Exemptions from H.R.1808
There are entities in the US that would be exempt from HR 1808. Those include: a department or agency of the United States, a department, agency, or political subdivision of a State, and law enforcement (whether on or off duty). Even if this bill passes, the aforementioned people will be allowed to continue to own and operate firearms deemed too dangerous for everyone else. The bill also exempts certain weapons including antique or inoperable firearms. That gun in a frame above your fireplace? Likely okay. Your every day carry in your holster? Maybe not. You may not be able to own or purchase weapons for common use but the FBI, ATF, DHS, local law enforcement, campus security, and even the Department of Agriculture will still have access to these weapons and more!
What Comes Next and How You Can Protect Your 2A Rights
H.R. 1808 passed the House and will now go to the Senate for another vote. Currently the Senate is composed of 50 Republicans, 48 Democrats, and 2 Independents. This bill would require 60 votes to pass, and would then go to President Joe Biden to be signed into law.
When will the Senate vote on HR 1808? Currently, there is not a date set for the Senate to vote on H.R.1808. These politicians are taking a month-long recess from August 6 to September 6, 2022. A vote could take place after September 7, 2022.

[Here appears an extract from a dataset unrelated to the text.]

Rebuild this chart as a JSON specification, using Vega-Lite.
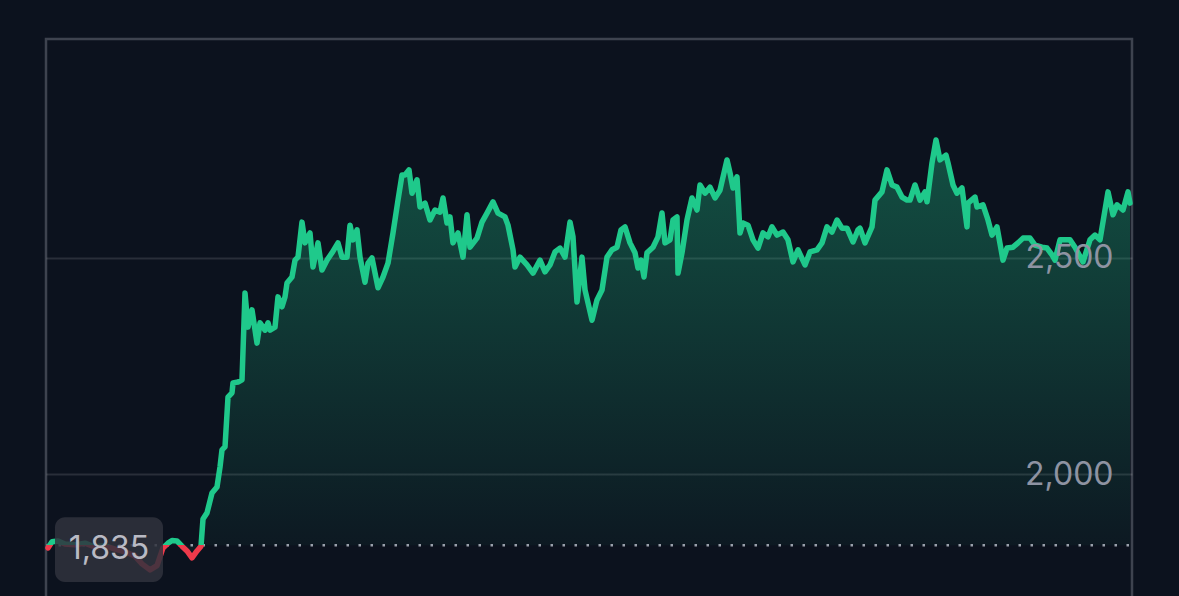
{
  "$schema": "https://vega.github.io/schema/vega-lite/v6.json",
  "width": 1086,
  "height": 600,
  "autosize": "none",
  "padding": {"left": 46, "top": 39, "right": 47, "bottom": 0},
  "background": "#0c121e",
  "config": {
    "view": {"stroke": "#3e434f", "strokeWidth": 2.5},
    "font": "Inter"
  },
  "datasets": {
    "prices": [
      {"t": 0, "price": 1829}, {"t": 4, "price": 1843}, {"t": 10, "price": 1845}, {"t": 17, "price": 1838},
      {"t": 27, "price": 1836}, {"t": 37, "price": 1840}, {"t": 47, "price": 1831}, {"t": 57, "price": 1834},
      {"t": 67, "price": 1826}, {"t": 77, "price": 1820}, {"t": 87, "price": 1810}, {"t": 94, "price": 1792},
      {"t": 102, "price": 1778}, {"t": 109, "price": 1788}, {"t": 115, "price": 1829}, {"t": 120, "price": 1840},
      {"t": 124, "price": 1846}, {"t": 129, "price": 1845}, {"t": 134, "price": 1833}, {"t": 139, "price": 1822},
      {"t": 144, "price": 1806}, {"t": 149, "price": 1822}, {"t": 153, "price": 1833}, {"t": 155, "price": 1896},
      {"t": 159, "price": 1910}, {"t": 164, "price": 1956}, {"t": 169, "price": 1970}, {"t": 172, "price": 2016},
      {"t": 174, "price": 2056}, {"t": 177, "price": 2063}, {"t": 180, "price": 2178}, {"t": 184, "price": 2188},
      {"t": 185, "price": 2211}, {"t": 190, "price": 2213}, {"t": 194, "price": 2218}, {"t": 197, "price": 2419},
      {"t": 200, "price": 2340}, {"t": 204, "price": 2380}, {"t": 209, "price": 2303}, {"t": 212, "price": 2350},
      {"t": 217, "price": 2333}, {"t": 220, "price": 2350}, {"t": 222, "price": 2333}, {"t": 227, "price": 2340},
      {"t": 230, "price": 2410}, {"t": 234, "price": 2387}, {"t": 237, "price": 2410}, {"t": 239, "price": 2442},
      {"t": 244, "price": 2456}, {"t": 247, "price": 2495}, {"t": 250, "price": 2502}, {"t": 254, "price": 2583},
      {"t": 257, "price": 2535}, {"t": 262, "price": 2558}, {"t": 265, "price": 2479}, {"t": 270, "price": 2535},
      {"t": 274, "price": 2472}, {"t": 279, "price": 2495}, {"t": 284, "price": 2512}, {"t": 290, "price": 2535},
      {"t": 294, "price": 2502}, {"t": 299, "price": 2502}, {"t": 302, "price": 2576}, {"t": 305, "price": 2542},
      {"t": 309, "price": 2565}, {"t": 312, "price": 2502}, {"t": 317, "price": 2444}, {"t": 320, "price": 2488},
      {"t": 324, "price": 2500}, {"t": 330, "price": 2431}, {"t": 335, "price": 2456}, {"t": 340, "price": 2488},
      {"t": 345, "price": 2558}, {"t": 350, "price": 2634}, {"t": 354, "price": 2692}, {"t": 357, "price": 2692},
      {"t": 361, "price": 2704}, {"t": 364, "price": 2650}, {"t": 369, "price": 2681}, {"t": 372, "price": 2618},
      {"t": 377, "price": 2627}, {"t": 382, "price": 2588}, {"t": 387, "price": 2611}, {"t": 392, "price": 2606},
      {"t": 395, "price": 2639}, {"t": 399, "price": 2581}, {"t": 402, "price": 2595}, {"t": 405, "price": 2535},
      {"t": 410, "price": 2558}, {"t": 415, "price": 2502}, {"t": 419, "price": 2600}, {"t": 422, "price": 2525},
      {"t": 429, "price": 2546}, {"t": 434, "price": 2583}, {"t": 439, "price": 2604}, {"t": 445, "price": 2630},
      {"t": 450, "price": 2604}, {"t": 457, "price": 2595}, {"t": 460, "price": 2576}, {"t": 465, "price": 2519},
      {"t": 467, "price": 2479}, {"t": 472, "price": 2502}, {"t": 479, "price": 2484}, {"t": 485, "price": 2465},
      {"t": 492, "price": 2495}, {"t": 497, "price": 2468}, {"t": 502, "price": 2484}, {"t": 507, "price": 2514},
      {"t": 512, "price": 2523}, {"t": 517, "price": 2502}, {"t": 522, "price": 2583}, {"t": 525, "price": 2549},
      {"t": 529, "price": 2398}, {"t": 534, "price": 2502}, {"t": 537, "price": 2426}, {"t": 544, "price": 2356},
      {"t": 549, "price": 2403}, {"t": 554, "price": 2426}, {"t": 559, "price": 2502}, {"t": 564, "price": 2519},
      {"t": 569, "price": 2525}, {"t": 573, "price": 2565}, {"t": 577, "price": 2572}, {"t": 582, "price": 2535},
      {"t": 587, "price": 2512}, {"t": 590, "price": 2477}, {"t": 593, "price": 2495}, {"t": 596, "price": 2456},
      {"t": 599, "price": 2512}, {"t": 605, "price": 2525}, {"t": 610, "price": 2549}, {"t": 614, "price": 2604},
      {"t": 617, "price": 2535}, {"t": 622, "price": 2542}, {"t": 625, "price": 2588}, {"t": 629, "price": 2595},
      {"t": 630, "price": 2465}, {"t": 634, "price": 2512}, {"t": 639, "price": 2588}, {"t": 644, "price": 2639},
      {"t": 649, "price": 2611}, {"t": 652, "price": 2669}, {"t": 657, "price": 2650}, {"t": 662, "price": 2664},
      {"t": 667, "price": 2639}, {"t": 672, "price": 2657}, {"t": 679, "price": 2727}, {"t": 682, "price": 2697},
      {"t": 685, "price": 2662}, {"t": 689, "price": 2688}, {"t": 692, "price": 2558}, {"t": 695, "price": 2581},
      {"t": 700, "price": 2576}, {"t": 705, "price": 2542}, {"t": 710, "price": 2523}, {"t": 715, "price": 2558},
      {"t": 720, "price": 2549}, {"t": 724, "price": 2572}, {"t": 729, "price": 2553}, {"t": 735, "price": 2560},
      {"t": 740, "price": 2542}, {"t": 745, "price": 2491}, {"t": 750, "price": 2519}, {"t": 757, "price": 2484},
      {"t": 762, "price": 2514}, {"t": 769, "price": 2519}, {"t": 774, "price": 2535}, {"t": 779, "price": 2572},
      {"t": 784, "price": 2560}, {"t": 789, "price": 2588}, {"t": 794, "price": 2569}, {"t": 799, "price": 2569},
      {"t": 805, "price": 2537}, {"t": 810, "price": 2565}, {"t": 812, "price": 2569}, {"t": 817, "price": 2535},
      {"t": 824, "price": 2572}, {"t": 827, "price": 2634}, {"t": 834, "price": 2653}, {"t": 839, "price": 2704},
      {"t": 844, "price": 2669}, {"t": 849, "price": 2664}, {"t": 854, "price": 2641}, {"t": 859, "price": 2634},
      {"t": 862, "price": 2634}, {"t": 867, "price": 2669}, {"t": 872, "price": 2634}, {"t": 877, "price": 2653},
      {"t": 879, "price": 2630}, {"t": 884, "price": 2720}, {"t": 888, "price": 2773}, {"t": 892, "price": 2727},
      {"t": 898, "price": 2738}, {"t": 900, "price": 2720}, {"t": 905, "price": 2669}, {"t": 909, "price": 2650},
      {"t": 914, "price": 2662}, {"t": 919, "price": 2572}, {"t": 920, "price": 2627}, {"t": 927, "price": 2641},
      {"t": 929, "price": 2618}, {"t": 935, "price": 2623}, {"t": 940, "price": 2588}, {"t": 944, "price": 2553},
      {"t": 949, "price": 2572}, {"t": 955, "price": 2495}, {"t": 959, "price": 2523}, {"t": 965, "price": 2525},
      {"t": 970, "price": 2535}, {"t": 975, "price": 2546}, {"t": 982, "price": 2546}, {"t": 987, "price": 2530},
      {"t": 994, "price": 2525}, {"t": 999, "price": 2523}, {"t": 1004, "price": 2507}, {"t": 1007, "price": 2495},
      {"t": 1012, "price": 2542}, {"t": 1017, "price": 2542}, {"t": 1022, "price": 2542}, {"t": 1027, "price": 2525},
      {"t": 1035, "price": 2491}, {"t": 1042, "price": 2542}, {"t": 1047, "price": 2553}, {"t": 1052, "price": 2542},
      {"t": 1060, "price": 2653}, {"t": 1065, "price": 2600}, {"t": 1069, "price": 2623}, {"t": 1075, "price": 2611},
      {"t": 1080, "price": 2653}, {"t": 1082, "price": 2627}
    ],
    "reference": [{"price": 1835, "label": "1,835"}]
  },
  "resolve": {"axis": {"y": "independent"}},
  "layer": [
    {
      "data": {"name": "prices"},
      "mark": {
        "type": "area",
        "fill": {
          "gradient": "linear",
          "x1": 0, "y1": 0, "x2": 0, "y2": 1,
          "stops": [
            {"offset": 0, "color": "rgba(32,201,139,0.34)"},
            {"offset": 1, "color": "rgba(32,201,139,0.02)"}
          ]
        }
      },
      "encoding": {
        "x": {"field": "t", "type": "quantitative", "scale": {"domain": [-2, 1084], "nice": false, "zero": false}, "axis": null},
        "y": {
          "field": "price", "type": "quantitative",
          "scale": {"domain": [1618.1, 3006.9], "nice": false, "zero": false},
          "axis": {
            "orient": "left", "labels": false, "ticks": false, "domain": false,
            "grid": true, "gridColor": "#ffffff", "gridOpacity": 0.12, "gridWidth": 2,
            "values": [2000, 2500], "title": null
          }
        },
        "y2": {"datum": 1835}
      }
    },
    {
      "data": {"name": "reference"},
      "mark": {"type": "rule", "color": "#9aa0ab", "strokeWidth": 2.5, "strokeDash": [2.5, 9.5], "strokeDashOffset": -3},
      "encoding": {
        "y": {"field": "price", "type": "quantitative", "axis": null}
      }
    },
    {
      "data": {"name": "prices"},
      "mark": {
        "type": "line",
        "strokeWidth": 5.5,
        "strokeJoin": "round",
        "strokeCap": "round",
        "stroke": {
          "gradient": "linear",
          "x1": 0, "y1": 0, "x2": 0, "y2": 1,
          "stops": [
            {"offset": 0, "color": "#1fc98b"},
            {"offset": 0.9428, "color": "#1fc98b"},
            {"offset": 0.9428, "color": "#ef3a4b"},
            {"offset": 1, "color": "#ef3a4b"}
          ]
        }
      },
      "encoding": {
        "x": {"field": "t", "type": "quantitative"},
        "y": {
          "field": "price", "type": "quantitative",
          "axis": {
            "orient": "right", "grid": false, "domain": false, "ticks": false, "tickSize": 0,
            "labelPadding": -19, "labelAlign": "right", "labelBaseline": "middle",
            "labelFontSize": 32, "labelColor": "#8e93a2", "labelFont": "Inter",
            "values": [2000, 2500], "format": ",.0f", "title": null, "zindex": 1
          }
        }
      }
    },
    {
      "data": {"name": "reference"},
      "mark": {"type": "rect", "fill": "#30333d", "opacity": 0.85, "cornerRadius": 10},
      "encoding": {
        "x": {"datum": 7, "type": "quantitative"},
        "x2": {"datum": 115},
        "y": {"datum": 1900, "type": "quantitative", "axis": null},
        "y2": {"datum": 1750}
      }
    },
    {
      "data": {"name": "reference"},
      "mark": {"type": "text", "color": "#b9bac4", "fontSize": 32, "font": "Inter", "align": "center", "baseline": "middle", "dy": 4},
      "encoding": {
        "x": {"datum": 61, "type": "quantitative"},
        "y": {"field": "price", "type": "quantitative", "axis": null},
        "text": {"field": "label"}
      }
    }
  ]
}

Will H.R. 1808 pass the senate? Many believe the odds are against it, 10 Republicans would have to vote against the party position. You have a voice when it comes to the bill passing, you can contact your Senator to share your opinion.
The Second Amendment of the United States Constitution states “A well regulated Militia, being necessary to the security of a free State, the right of the people to keep and bear Arms, shall not be infringed.” Many would consider banning some of the most common tools in the country to be an infringement. The Framers of the Constitution guaranteed civil liberties for the inalienable right to own weapons in the Bill of Rights.